**Exercise goal**.
Extract only the first line of the listing and every line after it up to and including the one with "import * as". Omit the pictures.

===============

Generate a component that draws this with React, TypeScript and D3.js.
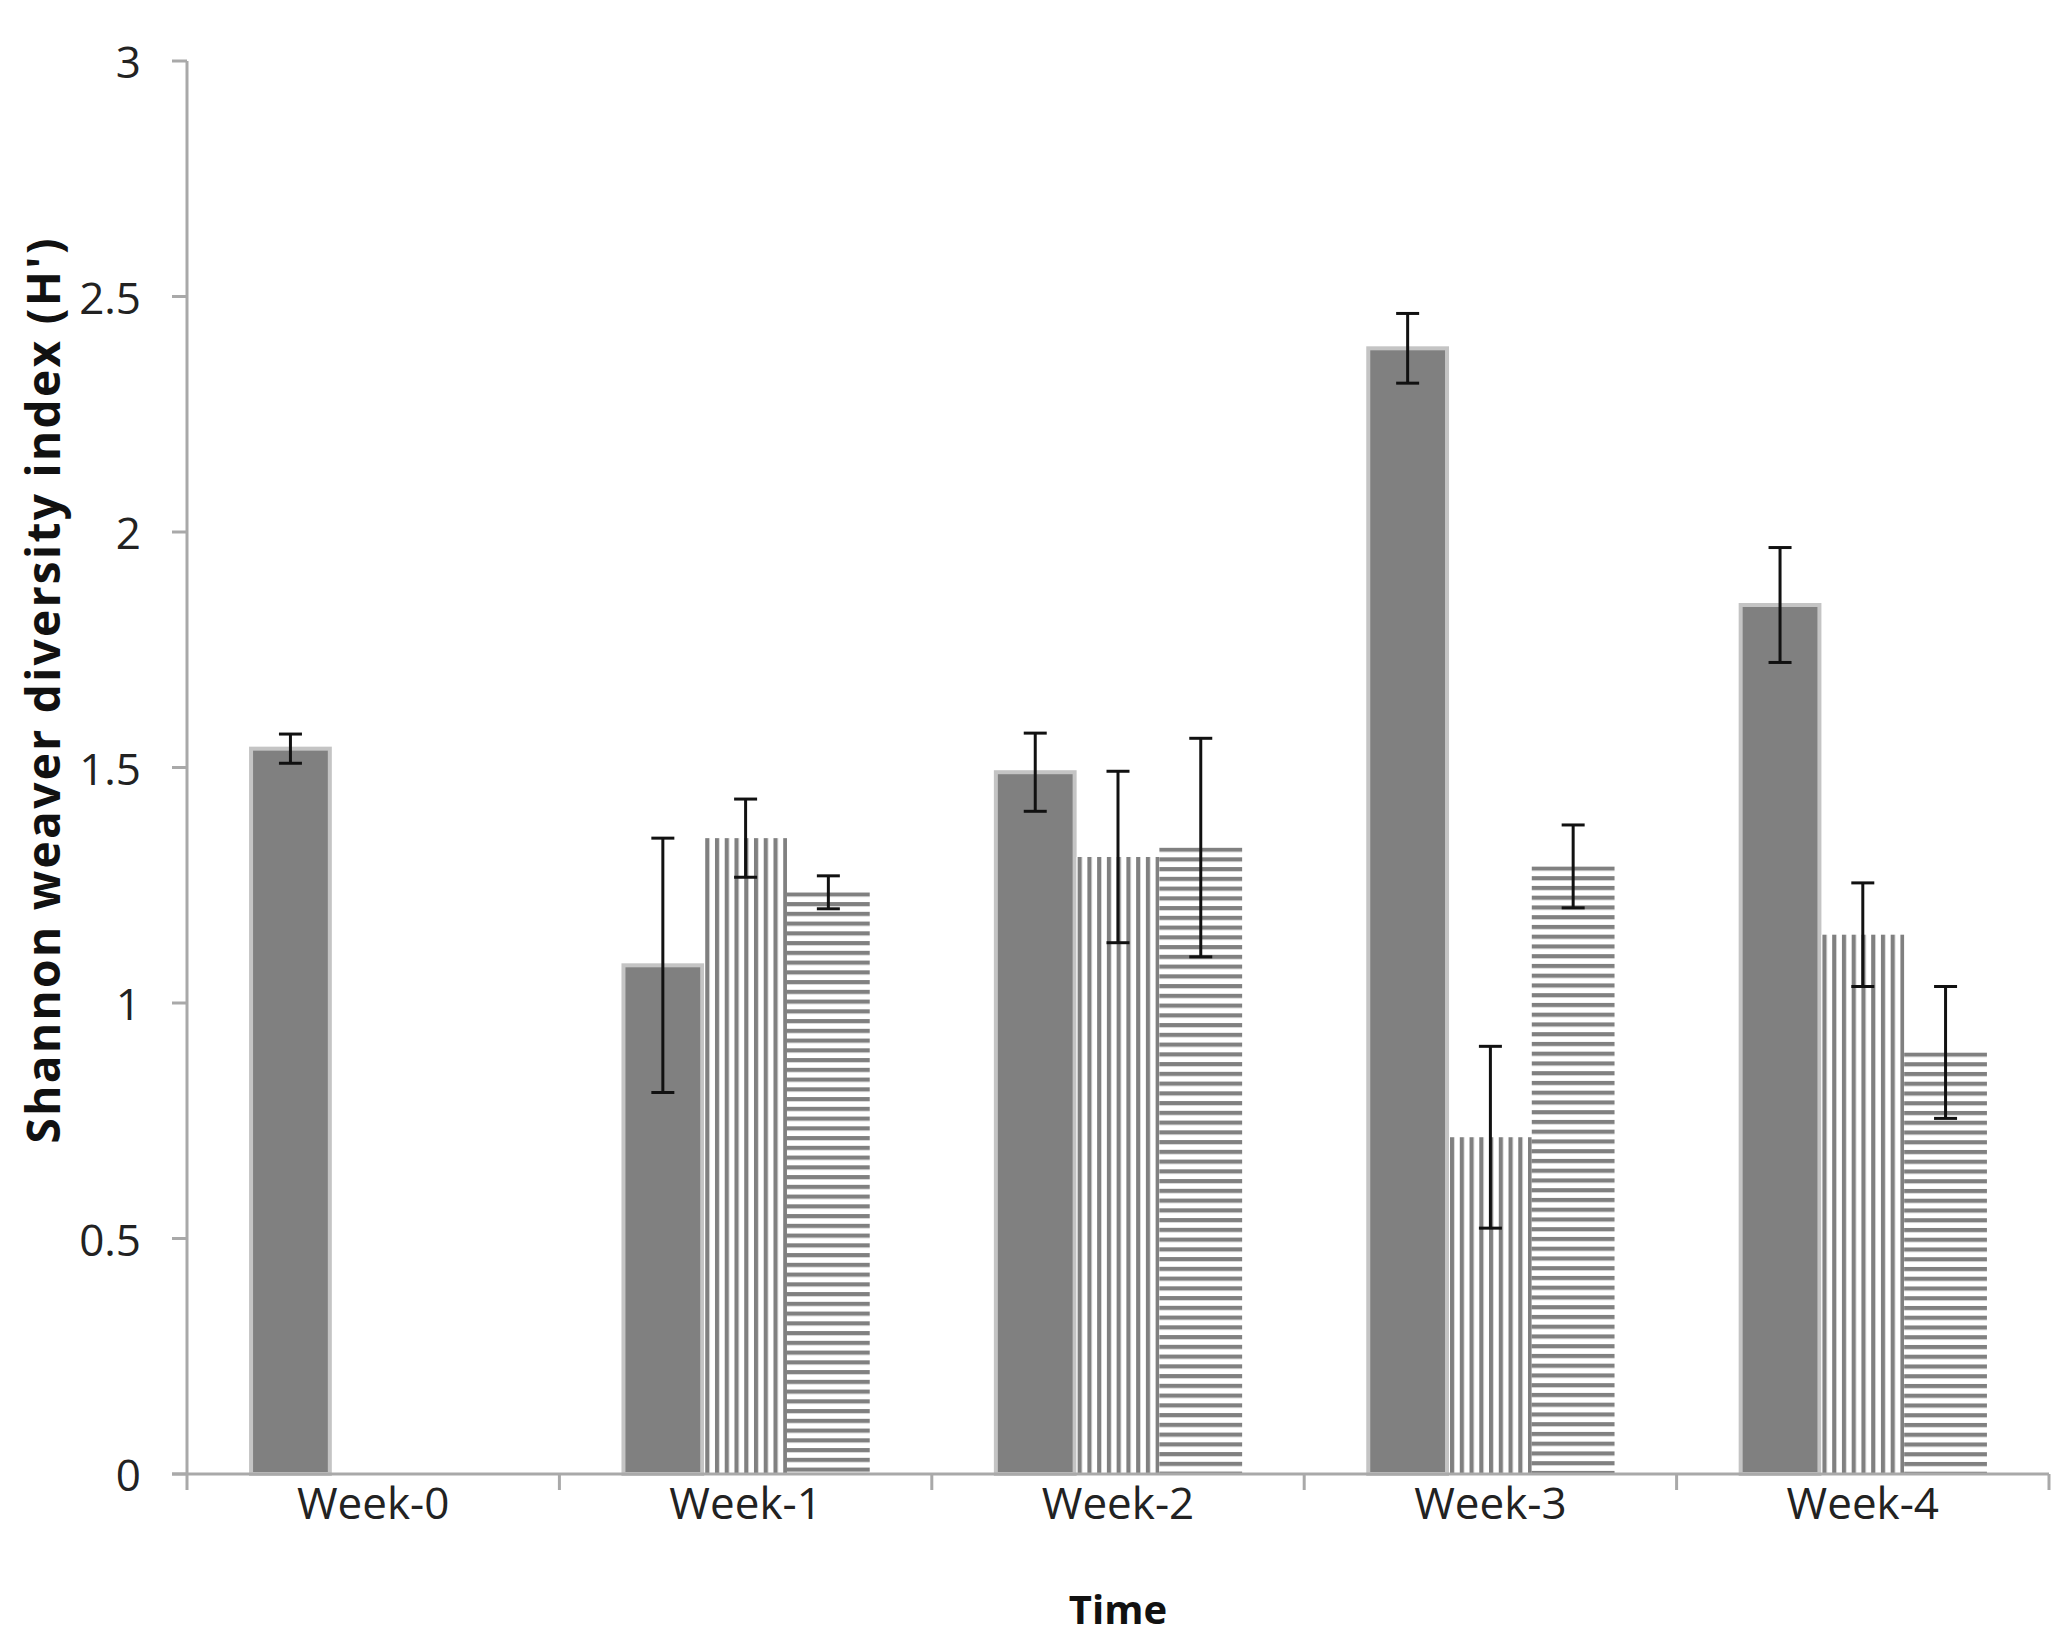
import React from "react";
import * as d3 from "d3";

const weeks = ["Week-0", "Week-1", "Week-2", "Week-3", "Week-4"];
const seriesNames = ["solid", "vertical", "horizontal"];
const solidValues = [1.54, 1.08, 1.49, 2.39, 1.845];
const solidErrors = [0.031, 0.27, 0.083, 0.074, 0.122];
const verticalValues: (number | null)[] = [null, 1.35, 1.31, 0.715, 1.145];
const verticalErrors: (number | null)[] = [null, 0.083, 0.182, 0.193, 0.11];
const horizontalValues: (number | null)[] = [null, 1.235, 1.33, 1.29, 0.895];
const horizontalErrors: (number | null)[] = [null, 0.035, 0.232, 0.088, 0.14];
const yTicks = [0, 0.5, 1, 1.5, 2, 2.5, 3];
const xTitle = "Time";
const yTitle = "Shannon weaver diversity index (H')";

const W = 2067;
const H = 1645;
const left = 187;
const right = 2049;
const top = 61;
const bottom = 1474;
const FONT = "'Open Sans', 'DejaVu Sans', sans-serif";

export default function App() {
  const x = d3.scaleBand<string>().domain(weeks).range([left, right]).padding(0);
  const catW = x.bandwidth();
  const barW = catW / 4.5;
  const inner = d3
    .scaleBand<string>()
    .domain(seriesNames)
    .range([barW * 0.75, catW - barW * 0.75])
    .padding(0);
  const y = d3.scaleLinear().domain([0, 3]).range([bottom, top]);

  const table = [
    { name: "solid", values: solidValues, errors: solidErrors },
    { name: "vertical", values: verticalValues, errors: verticalErrors },
    { name: "horizontal", values: horizontalValues, errors: horizontalErrors },
  ];

  const bars: any[] = [];
  table.forEach((s) => {
    weeks.forEach((wk, i) => {
      const v = s.values[i];
      if (v == null) return;
      const bx = (x(wk) as number) + (inner(s.name) as number);
      bars.push({ key: `${s.name}-${i}`, name: s.name, x: bx, w: inner.bandwidth(), v, e: s.errors[i] as number });
    });
  });

  const axisColor = "#a9a9a9";
  const stripe = "#808080";
  const pitch = 9.75;

  return (
    <svg
      width={W}
      height={H}
      style={{ position: "absolute", left: 0, top: 0, background: "#fff" }}
      xmlns="http://www.w3.org/2000/svg"
    >
      <rect x={0} y={0} width={W} height={H} fill="#fff" />
      <defs>
        {bars
          .filter((b) => b.name !== "solid")
          .map((b) => {
            const yTop = y(b.v);
            if (b.name === "vertical") {
              return (
                <pattern
                  key={b.key}
                  id={`pat-${b.key}`}
                  patternUnits="userSpaceOnUse"
                  x={b.x + 1}
                  y={0}
                  width={pitch}
                  height={20}
                >
                  <rect x={0} y={0} width={pitch} height={20} fill="#fff" />
                  <rect x={0} y={0} width={4.2} height={20} fill={stripe} />
                </pattern>
              );
            }
            return (
              <pattern
                key={b.key}
                id={`pat-${b.key}`}
                patternUnits="userSpaceOnUse"
                x={0}
                y={yTop}
                width={20}
                height={pitch}
              >
                <rect x={0} y={0} width={20} height={pitch} fill="#fff" />
                <rect x={0} y={0} width={20} height={4.2} fill={stripe} />
              </pattern>
            );
          })}
      </defs>

      {/* bars */}
      {bars.map((b) => {
        const yTop = y(b.v);
        if (b.name === "solid") {
          return (
            <rect
              key={b.key}
              x={b.x + 2}
              y={yTop}
              width={b.w - 4}
              height={bottom - yTop}
              fill="#808080"
              stroke="#c4c4c4"
              strokeWidth={4}
            />
          );
        }
        return (
          <rect
            key={b.key}
            x={b.x}
            y={yTop}
            width={b.w}
            height={bottom - yTop}
            fill={`url(#pat-${b.key})`}
          />
        );
      })}

      {/* axes */}
      <g stroke={axisColor} strokeWidth={3} fill="none">
        <line x1={left} y1={top} x2={left} y2={bottom + 16} />
        <line x1={left - 15} y1={bottom} x2={right} y2={bottom} />
        {yTicks.map((t) => (
          <line key={t} x1={left - 15} y1={y(t)} x2={left} y2={y(t)} />
        ))}
        {weeks.map((wk) => (
          <line key={wk} x1={(x(wk) as number) + catW} y1={bottom} x2={(x(wk) as number) + catW} y2={bottom + 16} />
        ))}
      </g>

      {/* error bars */}
      <g stroke="#111" strokeWidth={3}>
        {bars.map((b) => {
          const cx = b.x + b.w / 2;
          const y1 = y(b.v + b.e);
          const y2 = y(b.v - b.e);
          return (
            <g key={`e-${b.key}`}>
              <line x1={cx} y1={y1} x2={cx} y2={y2} />
              <line x1={cx - 11.5} y1={y1} x2={cx + 11.5} y2={y1} />
              <line x1={cx - 11.5} y1={y2} x2={cx + 11.5} y2={y2} />
            </g>
          );
        })}
      </g>

      {/* tick labels */}
      <g fontFamily={FONT} fontSize={44} fill="#222">
        {yTicks.map((t) => (
          <text key={t} x={141} y={y(t)} textAnchor="end" dominantBaseline="central">
            {String(t)}
          </text>
        ))}
        {weeks.map((wk) => (
          <text key={wk} x={(x(wk) as number) + catW / 2} y={1519} textAnchor="middle">
            {wk}
          </text>
        ))}
      </g>

      {/* titles */}
      <text
        x={(left + right) / 2}
        y={1624}
        textAnchor="middle"
        fontFamily={FONT}
        fontWeight="bold"
        fontSize={40}
        fill="#111"
      >
        {xTitle}
      </text>
      <text
        transform={`translate(60, ${691}) rotate(-90)`}
        textAnchor="middle"
        fontFamily={FONT}
        fontWeight="bold"
        fontSize={46}
        textLength={905}
        lengthAdjust="spacing"
        fill="#111"
      >
        {yTitle}
      </text>
    </svg>
  );
}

===============

**The reply**.
Generate a component that draws this with React, TypeScript and D3.js.
import React from "react";
import * as d3 from "d3";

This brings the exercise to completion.